Another bipartisan bill that can strengthen our economy is the farm bill. Bipartisan legislation that has already passed the Senate is designed to protect America's farmers and ranchers and provide a safety net for America's most vulnerable children. The farm bill conferees have an opportunity to work together to develop a bipartisan package that promotes economic growth and job creation while protecting the most vulnerable. It is time to get a bipartisan farm bill signed into law.
A comprehensive budget, a sensible alternative to sequestration, immigration reform, the farm bill--all these amount to a powerful jobs and growth plan. But there is more to do to shift the economy into higher gear so that it is growing faster and creating jobs. The thing is, we can make progress by simply moving forward on things Democrats and Republicans have already come together to work on in the past. That means fixing our housing finance system, renewing trade promotion authority, and reforming our business tax code in conjunction with making needed repairs to our aging roads, bridges, ports and pipelines.

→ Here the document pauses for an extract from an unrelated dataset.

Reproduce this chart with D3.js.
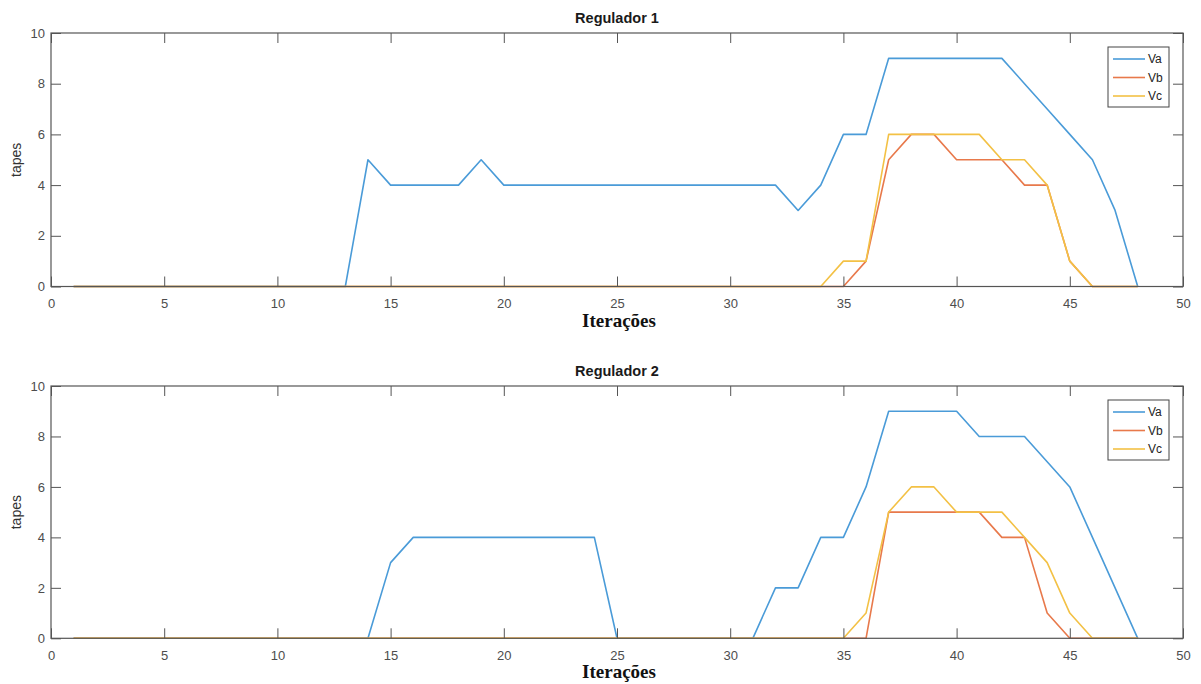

So the key now is to move forward on all these fronts. Each of these will help create jobs and grow the economy, and taken together, they will significantly reduce our budget deficits even further. Getting this done will require tough choices, but it will make a big difference for our country. I remain convinced that the tradition of compromise, bipartisanship, and building consensus is not a thing of the past. Because when we focus on what is in the best interest of our nation and not on what divides us, we can still find a pathway to progress.
We will meet the great tests before us. And we will secure our economic future.
Thank you for all that you do to advance policy ideas to tackle the challenges we face today and as we look ahead to a future of growth and shared prosperity.